There are many unique challenges facing the current generation of retirees including higher medical costs and longevity. Perhaps the biggest challenge is the lack of a pension. Years ago most private sector employers made the shift to defined contribution plans (e.g. 401(k)) from defined benefit plans (e.g. pension). This put more of the savings onus on the employees plus the additional challenge of managing your income in retirement.
Let’s say you were disciplined in your savings throughout the years and put away 7% of your salary (making $50,000/year) and your employer matched another 3% (average employer contribution). At the end of 35 years you would have $861,584 saved assuming an 8% average annual return.
Now it comes time to retire and you have to decide on what to do with your money. CD rates are still earning less than inflation so this money probably needs to be invested in some way in order to generate enough income and last for your lifetime.

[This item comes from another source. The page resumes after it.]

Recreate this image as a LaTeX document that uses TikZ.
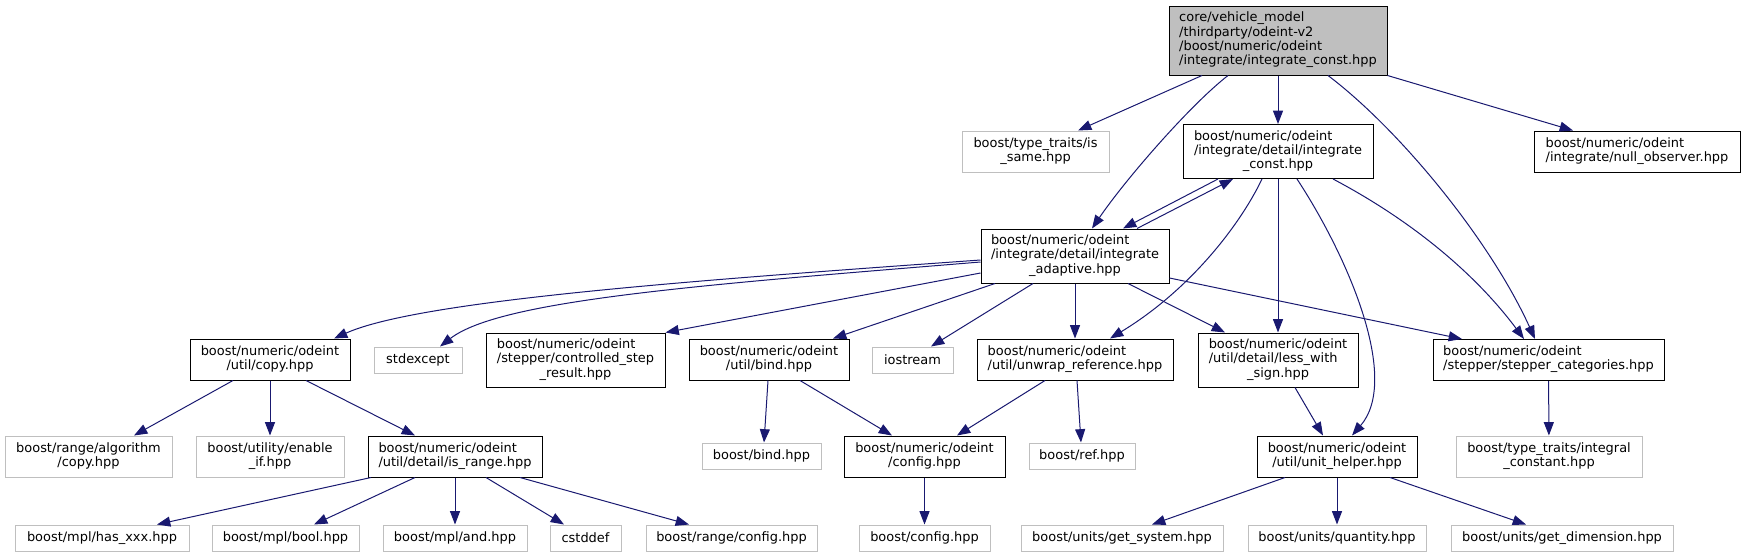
\documentclass[tikz,border=0pt]{standalone}
\usepackage{fontspec}
\setmainfont{DejaVu Sans}
\usetikzlibrary{arrows.meta}
\definecolor{edgeblue}{HTML}{191970}
\definecolor{greyline}{HTML}{BFBFBF}
\newcommand{\fname}[2]{\begin{tabular}{@{}l@{}}#1\\\multicolumn{1}{@{}c@{}}{#2}\end{tabular}}
\begin{document}
\begin{tikzpicture}[x=0.75pt,y=-0.75pt,font=\fontsize{9.7}{10.7}\selectfont,
 incl/.style={draw=black,line width=0.75pt,inner sep=0pt,minimum height=30.75pt},
 sys/.style={incl,draw=greyline},
 tall/.style={minimum height=40.5pt},
 flat/.style={minimum height=19.5pt},
 dep/.style={edgeblue,line width=0.75pt,-{Triangle[length=10pt,width=7.5pt]}}]
 \useasboundingbox (0,0) rectangle (1745,557);
 % top rows
 \node[incl,fill=greyline,minimum width=163.5pt,minimum height=51.75pt] (root) at (1278,40.5) {\fname{core/vehicle\_model\\/thirdparty/odeint-v2\\/boost/numeric/odeint}{/integrate/integrate\_const.hpp}};
 \node[sys,minimum width=110.25pt] (issame) at (1035.5,151.5) {\fname{boost/type\_traits/is}{\_same.hpp}};
 \node[incl,tall,minimum width=142.5pt] (iconst) at (1278,151.5) {\fname{boost/numeric/odeint\\/integrate/detail/integrate}{\_const.hpp}};
 \node[incl,minimum width=154.5pt] (nullobs) at (1637,151.5) {\fname{boost/numeric/odeint}{/integrate/null\_observer.hpp}};
 \node[incl,tall,minimum width=141pt] (adaptive) at (1075,256) {\fname{boost/numeric/odeint\\/integrate/detail/integrate}{\_adaptive.hpp}};
 % middle row
 \node[incl,minimum width=120pt] (copy) at (270,359.5) {\fname{boost/numeric/odeint}{/util/copy.hpp}};
 \node[sys,flat,minimum width=66pt] (stdexcept) at (418,360) {stdexcept};
 \node[incl,tall,minimum width=134.25pt] (controlled) at (575.5,360) {\fname{boost/numeric/odeint\\/stepper/controlled\_step}{\_result.hpp}};
 \node[incl,minimum width=120pt] (ubind) at (769,359.5) {\fname{boost/numeric/odeint}{/util/bind.hpp}};
 \node[sys,flat,minimum width=60.75pt] (iostream) at (912.5,360) {iostream};
 \node[incl,minimum width=147pt] (unwrap) at (1075,359.5) {\fname{boost/numeric/odeint}{/util/unwrap\_reference.hpp}};
 \node[incl,tall,minimum width=120pt] (less) at (1278,360) {\fname{boost/numeric/odeint\\/util/detail/less\_with}{\_sign.hpp}};
 \node[incl,minimum width=173.25pt] (stepcat) at (1548.5,360) {\fname{boost/numeric/odeint}{/stepper/stepper\_categories.hpp}};
 % lower row
 \node[sys,minimum width=125.25pt] (ralg) at (88.5,456.5) {\fname{boost/range/algorithm}{/copy.hpp}};
 \node[sys,minimum width=111pt] (enable) at (270,456.5) {\fname{boost/utility/enable}{\_if.hpp}};
 \node[incl,minimum width=130.5pt] (isrange) at (455,456.5) {\fname{boost/numeric/odeint}{/util/detail/is\_range.hpp}};
 \node[sys,flat,minimum width=89.25pt] (bbind) at (761.5,456) {boost/bind.hpp};
 \node[incl,minimum width=120.75pt] (oconfig) at (924.5,456.5) {\fname{boost/numeric/odeint}{/config.hpp}};
 \node[sys,flat,minimum width=79.5pt] (ref) at (1082,456) {boost/ref.hpp};
 \node[incl,minimum width=120pt] (unit) at (1337,456.5) {\fname{boost/numeric/odeint}{/util/unit\_helper.hpp}};
 \node[sys,minimum width=139.5pt] (integral) at (1549,456.5) {\fname{boost/type\_traits/integral}{\_constant.hpp}};
 % bottom row
 \node[sys,flat,minimum width=130.5pt] (hasxxx) at (102,538) {boost/mpl/has\_xxx.hpp};
 \node[sys,flat,minimum width=110.25pt] (mplbool) at (285.5,538) {boost/mpl/bool.hpp};
 \node[sys,flat,minimum width=108pt] (mpland) at (455,538) {boost/mpl/and.hpp};
 \node[sys,flat,minimum width=53.25pt] (cstddef) at (585.5,538) {cstddef};
 \node[sys,flat,minimum width=128.25pt] (rconfig) at (731.5,538) {boost/range/config.hpp};
 \node[sys,flat,minimum width=98.25pt] (bconfig) at (924.5,538) {boost/config.hpp};
 \node[sys,flat,minimum width=151.5pt] (getsystem) at (1122,538) {boost/units/get\_system.hpp};
 \node[sys,flat,minimum width=133.5pt] (quantity) at (1337,538) {boost/units/quantity.hpp};
 \node[sys,flat,minimum width=166.5pt] (getdim) at (1562,538) {boost/units/get\_dimension.hpp};
 % edges from the root file
 \draw[dep] ([shift={(-76,0)}]root.south) -- ([shift={(42.5,0)}]issame.north);
 \draw[dep] ([shift={(-50,0)}]root.south) .. controls (1190,105) and (1125,180) .. ([shift={(17,0)}]adaptive.north);
 \draw[dep] (root) -- (iconst);
 \draw[dep] ([shift={(50,0)}]root.south) .. controls (1400,130) and (1490,240) .. ([shift={(-13.5,0)}]stepcat.north);
 \draw[dep] (root.south east) -- ([shift={(-64,0)}]nullobs.north);
 % detail/integrate_const
 \draw[dep] ([shift={(-60,0)}]iconst.south) -- ([shift={(48,0)}]adaptive.north);
 \draw[dep] ([shift={(-16,0)}]iconst.south) .. controls (1240,225) and (1190,290) .. ([shift={(35,0)}]unwrap.north);
 \draw[dep] (iconst) -- (less);
 \draw[dep] ([shift={(19,0)}]iconst.south) .. controls (1350,260) and (1400,380) .. ([shift={(15,0)}]unit.north);
 \draw[dep] ([shift={(55,0)}]iconst.south) .. controls (1420,225) and (1480,280) .. ([shift={(-24.5,0)}]stepcat.north);
 % detail/integrate_adaptive
 \draw[dep] ([shift={(62,0)}]adaptive.north) -- ([shift={(-45,0)}]iconst.south);
 \draw[dep] ([shift={(0,4)}]adaptive.west) .. controls (700,280) and (420,300) .. ([shift={(64,0)}]copy.north);
 \draw[dep] ([shift={(0,6)}]adaptive.west) .. controls (700,285) and (500,300) .. ([shift={(22,0)}]stdexcept.north);
 \draw[dep] ([shift={(0,17)}]adaptive.west) -- (controlled.north east);
 \draw[dep] ([shift={(-80,0)}]adaptive.south) -- ([shift={(64,0)}]ubind.north);
 \draw[dep] ([shift={(-42,0)}]adaptive.south) -- ([shift={(18.5,0)}]iostream.north);
 \draw[dep] (adaptive) -- (unwrap);
 \draw[dep] ([shift={(53,0)}]adaptive.south) -- ([shift={(-53,0)}]less.north);
 \draw[dep] ([shift={(0,22)}]adaptive.east) -- ([shift={(-86.5,0)}]stepcat.north);
 % lower levels
 \draw[dep] ([shift={(-37,0)}]copy.south) -- ([shift={(45.5,0)}]ralg.north);
 \draw[dep] (copy) -- (enable);
 \draw[dep] ([shift={(36,0)}]copy.south) -- ([shift={(-40,0)}]isrange.north);
 \draw[dep] ([shift={(-84,0)}]isrange.south) -- ([shift={(55,0)}]hasxxx.north);
 \draw[dep] ([shift={(-40,0)}]isrange.south) -- ([shift={(28.5,0)}]mplbool.north);
 \draw[dep] (isrange) -- (mpland);
 \draw[dep] ([shift={(31,0)}]isrange.south) -- ([shift={(-21.5,0)}]cstddef.north);
 \draw[dep] ([shift={(65,0)}]isrange.south) -- ([shift={(-42.5,0)}]rconfig.north);
 \draw[dep] ([shift={(-1,0)}]ubind.south) -- ([shift={(2.5,0)}]bbind.north);
 \draw[dep] ([shift={(31,0)}]ubind.south) -- ([shift={(-32.5,0)}]oconfig.north);
 \draw[dep] ([shift={(-30,0)}]unwrap.south) -- ([shift={(32.5,0)}]oconfig.north);
 \draw[dep] ([shift={(2,0)}]unwrap.south) -- ([shift={(-1,0)}]ref.north);
 \draw[dep] (oconfig) -- (bconfig);
 \draw[dep] ([shift={(17,0)}]less.south) -- ([shift={(-14,0)}]unit.north);
 \draw[dep] (stepcat) -- (integral);
 \draw[dep] ([shift={(-52,0)}]unit.south) -- ([shift={(30,0)}]getsystem.north);
 \draw[dep] (unit) -- (quantity);
 \draw[dep] ([shift={(53,0)}]unit.south) -- ([shift={(-36,0)}]getdim.north);
\end{tikzpicture}
\end{document}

So far all is right with the world, especially when we have a year like 2017. The stock market was up 22% and there was little volatility. In 2017 there were less than 10 days where the market was up or down by 1% or more.
Fast forward to today. As of April 6th there have been over 20 days the market has broken the +/- 1% barrier. While this pace is ahead of normal market volatility, the last 20 years was closer to the norm than 2017 was. On Friday, April 6th the S&P 500 was down 2.19%. If your retirement savings was all in stocks that would mean your $861,584 account lost $18,869 in value in one day.
This is where our emotions take over and we start doing things that feel right but have long-term detrimental effects. When someone sees a loss of $18,869 they start to think that they just lost their first house down payment in a day. They also come to the realization that no more money is being saved, this is all they have, and go into protection mode (i.e. get out of the market).
We all know that trying to time the market is a long-term losing proposition, so in today’s environment with increased volatility it is doubly important to have a sound, disciplined approach to investing your retirement savings in addition to a withdrawal strategy.